The demonstrators rejected that argument as mere self-interested rationalization. That may have been so, but I wondered how the demonstrators could be so confident of their own rightness. We were, after all, students — people who presumably were attending this university for the opportunity to learn from people who were wiser and more experienced than we were. If we believed that we knew better, what reason did we have to pay tuition? As someone who knew nothing about corporate investment, I just didn’t feel qualified to take sides in this dispute.
Beyond that, as a philosophy major, I was convinced of the primacy of rational argument. Ideally, if two people have conflicting beliefs, the one who can make a valid argument for his or her belief must prevail, because the laws of logic are unassailable. Unfortunately, as I eventually came to recognize (and as I explored in “Modus Ponens”), rational argument rarely succeeds in real life, because every argument must begin with basic premises accepted by both sides. In a world where people have not only vastly different values but conflicting sets of facts, there’s no set of agreed-upon premises that a logical argument can be based on. In the South African example, both sides could claim — truthfully — to be anti-apartheid, but one side believed in the political effectiveness of free-market capitalism while the other did not. Under those circumstances, there was no way one side could convince the other.

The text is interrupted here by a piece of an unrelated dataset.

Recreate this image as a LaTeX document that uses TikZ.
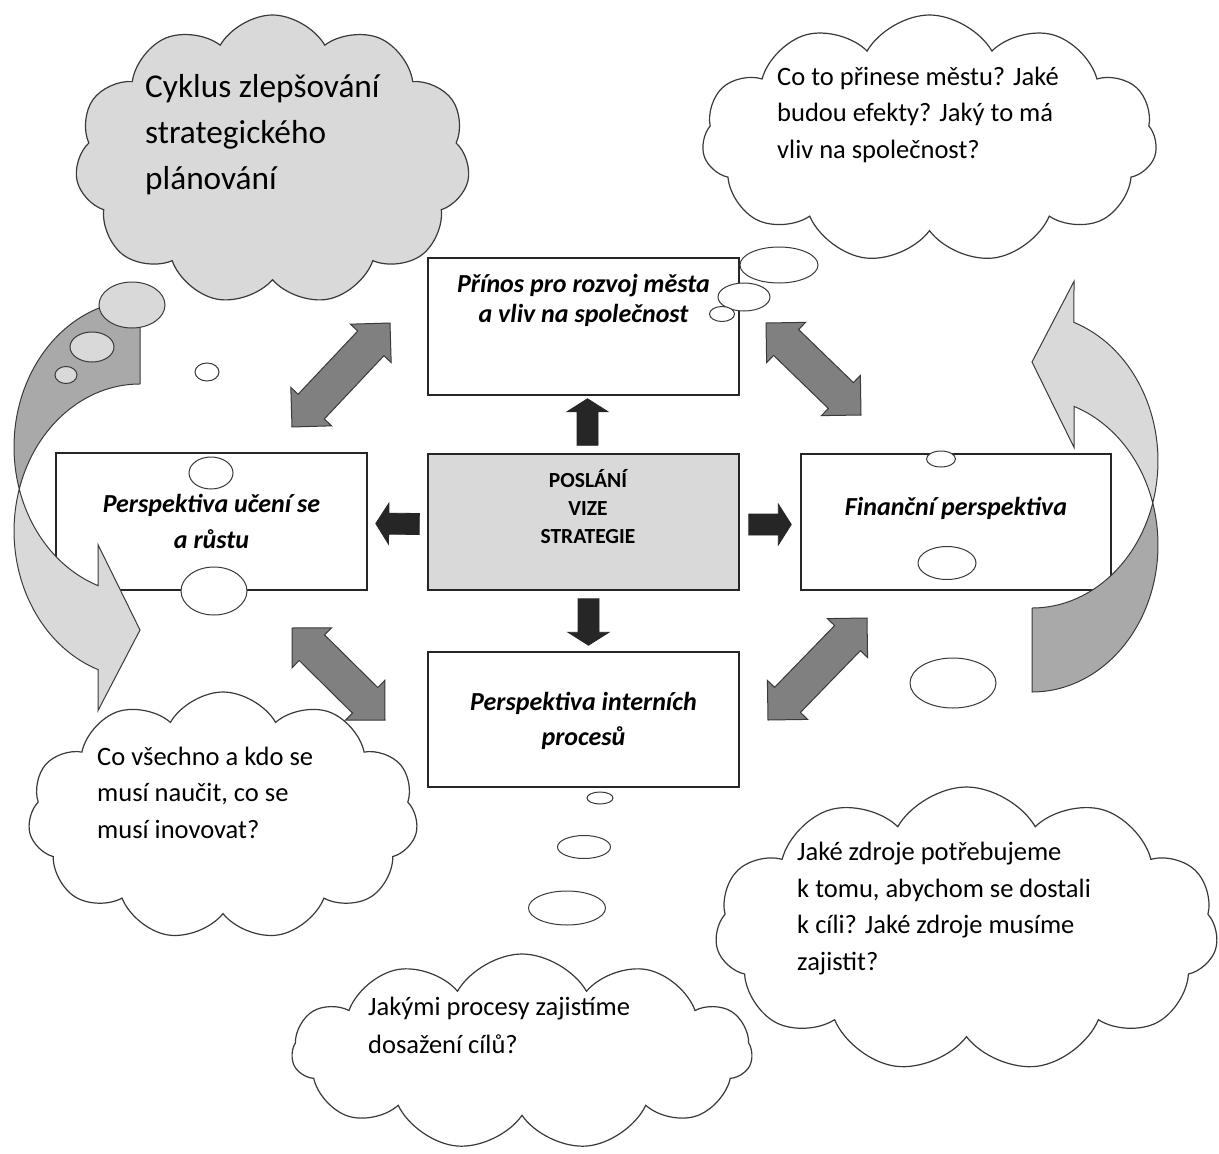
\documentclass[tikz,border=0pt]{standalone}
\usepackage{fontspec}
\setmainfont{Carlito}
\usetikzlibrary{calc,shapes.symbols}

\definecolor{paleGray}{HTML}{D9D9D9}
\definecolor{bandGray}{HTML}{A9A9A9}
\definecolor{arrowGray}{HTML}{808080}
\definecolor{darkFill}{HTML}{262626}
\definecolor{lineGray}{HTML}{3A3A3A}

\tikzset{
  box/.style={draw=darkFill, line width=1.5pt, fill=white, minimum width=311, minimum height=137, inner sep=0},
  boxtext/.style={anchor=base, align=center, inner sep=0, font=\bfseries\itshape\fontsize{26}{36}\selectfont},
  cloudy/.style={cloud, cloud puffs=11, cloud puff arc=120, cloud ignores aspect, draw=lineGray, line width=1.2pt, fill=white, inner sep=0},
  asktext/.style={anchor=base west, align=left, inner sep=0, font=\fontsize{26.5}{36.5}\selectfont},
  bubble/.style={draw=lineGray, line width=1pt, fill=white},
  blockarrow/.style={draw=darkFill, line width=.8pt, fill=darkFill},
  dblarrow/.style={draw=lineGray, line width=1pt, fill=arrowGray},
  backband/.style={draw=lineGray, line width=1pt, fill=bandGray},
  frontband/.style={draw=lineGray, line width=1pt, fill=paleGray}
}

% arrow with one head, from tail #1 to tip #2
\newcommand{\blockarr}[2]{%
  \path ($(#2)!13pt!(#1)$) coordinate (hb);
  \draw[blockarrow] ($(#1)!10.5pt!90:(#2)$) -- ($(hb)!10.5pt!90:(#2)$) -- ($(hb)!20.5pt!90:(#2)$)
    -- (#2) -- ($(hb)!20.5pt!-90:(#2)$) -- ($(hb)!10.5pt!-90:(#2)$) -- ($(#1)!10.5pt!-90:(#2)$) -- cycle;
}
% arrow with two heads
\newcommand{\dblarr}[2]{%
  \path ($(#1)!28pt!(#2)$) coordinate (h1) ($(#2)!28pt!(#1)$) coordinate (h2);
  \draw[dblarrow] (#1) -- ($(h1)!28pt!90:(#2)$) -- ($(h1)!18pt!90:(#2)$)
    -- ($(h2)!18pt!-90:(#1)$) -- ($(h2)!28pt!-90:(#1)$) -- (#2)
    -- ($(h2)!28pt!90:(#1)$) -- ($(h2)!18pt!90:(#1)$)
    -- ($(h1)!18pt!-90:(#2)$) -- ($(h1)!28pt!-90:(#2)$) -- cycle;
}
% curved arrow on the right side
\newcommand{\curvedarrow}{%
  \draw[backband] (1032,608) -- (1032,692) arc[start angle=90, end angle=-16.6, x radius=126, y radius=147]
    arc[start angle=16.6, end angle=90, x radius=126, y radius=147] -- cycle;
  \draw[frontband] (1152.7,503) arc[start angle=16.6, end angle=-70.53, x radius=126, y radius=147]
    -- (1074,281.4) -- (1032,362) -- (1074,447.4) -- (1074,406.4)
    arc[start angle=-70.53, end angle=-16.6, x radius=126, y radius=147] -- cycle;
}

\begin{document}
\begin{tikzpicture}[x=1pt, y=-1pt]
      \path[fill=white, use as bounding box] (0,0) rectangle (1219,1154);
      % clouds (texts sit on the baseline of their last line)
      \node (cyklus) at (272.5,160) [cloudy, fill=paleGray, minimum width=395, minimum height=290] {};
      \node (cyklustxt) at (145,189) [anchor=base west, align=left, inner sep=0, font=\fontsize{33.3}{46}\selectfont] {Cyklus zlepšování\\strategického\\plánování};
      \node (prinosq) at (929.5,139) [cloudy, minimum width=455, minimum height=248] {};
      \node (prinosqtxt) at (777,158) [asktext] {Co to přinese městu? Jaké\\budou efekty? Jaký to má\\vliv na společnost?};
      \node (uceniq) at (223,816) [cloudy, minimum width=390, minimum height=248] {};
      \node (uceniqtxt) at (97,838) [asktext] {Co všechno a kdo se\\musí naučit, co se\\musí inovovat?};
      \node (financniq) at (966.5,929.5) [cloudy, minimum width=503, minimum height=285] {};
      \node (financniqtxt) at (797,970) [asktext] {Jaké zdroje potřebujeme\\k tomu, abychom se dostali\\k cíli? Jaké zdroje musíme\\zajistit?};
      \node (procesyq) at (522,1052) [cloudy, minimum width=460, minimum height=196] {};
      \node (procesyqtxt) at (368,1053) [asktext, font=\fontsize{26.5}{38}\selectfont] {Jakými procesy zajistíme\\dosažení cílů?};
      % boxes
      \node (prinos) at (583.5,326.5) [box] {};
      \node (prinostxt) at (583.5,322) [boxtext, font=\bfseries\itshape\fontsize{26}{30}\selectfont] {Přínos pro rozvoj města\\a vliv na společnost};
      \node (vize) at (583.5,522) [box, fill=paleGray, minimum height=136] {};
      \node (vizetxt) at (588,543) [anchor=base, align=center, inner sep=0, font=\bfseries\fontsize{21.5}{28}\selectfont] {POSLÁNÍ\\VIZE\\STRATEGIE};
      \node (uceni) at (211.5,521.5) [box] {};
      \node (ucenitxt) at (211.5,548) [boxtext] {Perspektiva učení se\\a růstu};
      \node (financni) at (956,522) [box, minimum width=310, minimum height=136] {};
      \node (financnitxt) at (956,515) [boxtext] {Finanční perspektiva};
      \node (procesy) at (583.5,719.5) [box, minimum height=135] {};
      \node (procesytxt) at (583.5,745) [boxtext, font=\bfseries\itshape\fontsize{26}{35}\selectfont] {Perspektiva interních\\procesů};
      % arrows from the centre
      \coordinate (upA) at ($(vize.north)+(4,-8)$);
      \coordinate (upB) at ($(prinos.south)+(4,3)$);
      \coordinate (downA) at ($(vize.south)+(5,8)$);
      \coordinate (downB) at ($(procesy.north)+(5,-6)$);
      \coordinate (rightA) at ($(vize.east)+(9,2.5)$);
      \coordinate (rightB) at ($(financni.west)+(-9,2.5)$);
      \coordinate (leftA) at ($(vize.west)+(-8,2)$);
      \coordinate (leftB) at ($(uceni.east)+(8,2)$);
      \blockarr{upA}{upB}
      \blockarr{downA}{downB}
      \blockarr{rightA}{rightB}
      \blockarr{leftA}{leftB}
      % arrows between the perspectives
      \coordinate (nw1) at (292,427);
      \coordinate (nw2) at (390,323);
      \coordinate (ne1) at (766,323);
      \coordinate (ne2) at (861,415);
      \coordinate (sw1) at (292,628);
      \coordinate (sw2) at (385,720);
      \coordinate (se1) at (768,720);
      \coordinate (se2) at (867,618);
      \dblarr{nw1}{nw2}
      \dblarr{ne1}{ne2}
      \dblarr{sw1}{sw2}
      \dblarr{se1}{se2}
      % cycle arrows
      \curvedarrow
      \begin{scope}[rotate around={180:(586,496)}]
        \curvedarrow
      \end{scope}
      % thought bubbles
      \draw[bubble, fill=paleGray] (132,305) ellipse [x radius=33, y radius=23];
      \draw[bubble, fill=paleGray] (92,347) ellipse [x radius=22, y radius=15];
      \draw[bubble, fill=paleGray] (66,375) ellipse [x radius=11, y radius=8.5];
      \draw[bubble] (207,372) ellipse [x radius=12, y radius=9];
      \draw[bubble] (779,265) ellipse [x radius=39, y radius=18];
      \draw[bubble] (744,297) ellipse [x radius=26, y radius=14];
      \draw[bubble] (722,314) ellipse [x radius=12.5, y radius=7.5];
      \draw[bubble] (211,473) ellipse [x radius=22, y radius=16];
      \draw[bubble] (214,591) ellipse [x radius=33, y radius=24];
      \draw[bubble] (941,459) ellipse [x radius=14.5, y radius=8];
      \draw[bubble] (947,563) ellipse [x radius=29, y radius=16.5];
      \draw[bubble] (953,683) ellipse [x radius=43, y radius=25];
      \draw[bubble] (600,798) ellipse [x radius=13, y radius=6];
      \draw[bubble] (584,847) ellipse [x radius=26.5, y radius=11.5];
      \draw[bubble] (567,908) ellipse [x radius=38.5, y radius=17];
\end{tikzpicture}
\end{document}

So what do people do when they can’t settle a dispute by means of argument? They do what those Princeton students did: They exercise power. If one side can’t persuade the other of the rightness of their position, they do what they can to force their opponent to yield. In the case of the student activists, the repeated demonstrations — culminating in a sit-in in the administration building — brought the weight of public opinion down onto the university, pressuring the trustees to do what was necessary to protect the school’s reputation. In more extreme cases, the exercise of power may take the form of physical force, property damage, or potentially lethal violence.
My problem with the exercise of power is that it is essentially amoral. Either side can use it, and either side can prevail, regardless of the rightness of their position.
Power was viewed differently in pre-Enlightenment times. When a fight took place between two individuals or two armies, the outcome was presumed to reflect God’s plan. Whichever side was victorious was not just stronger or luckier; they were — by definition — demonstrably right, in that their position must also have been God’s position.
I don’t think anyone believes that anymore. We acknowledge that the outcome of a battle (whether literal or figurative) is arbitrary, and that the difference between victory and defeat is strictly a matter of whose strategy and tactics are more effective. Sometimes the good guys win, sometimes the bad guys win, and there’s not much we can do to change that.
As much as I distrust the use of power to settle conflicts, I recognize that often it’s the only option. In the case of racial justice, Black people — whether in the U.S., in South Africa, or elsewhere in the world — would not have been able to overcome oppression without active resistance in the form of marches, civil disobedience, and sometimes violent clashes with law enforcement. We can all agree with Martin Luther King’s famous quote that “A riot is the voice of the unheard.” And yet, the people who stormed the U.S. Capitol in the wake of Donald Trump’s electoral defeat also considered themselves to be the unheard.
A conflict can be considered to have ended only if one side is able to convince the other of the rightness of their belief. Otherwise, no dispute is ever settled; it just awaits the slow and unpredictable shifts in power from one side to the other.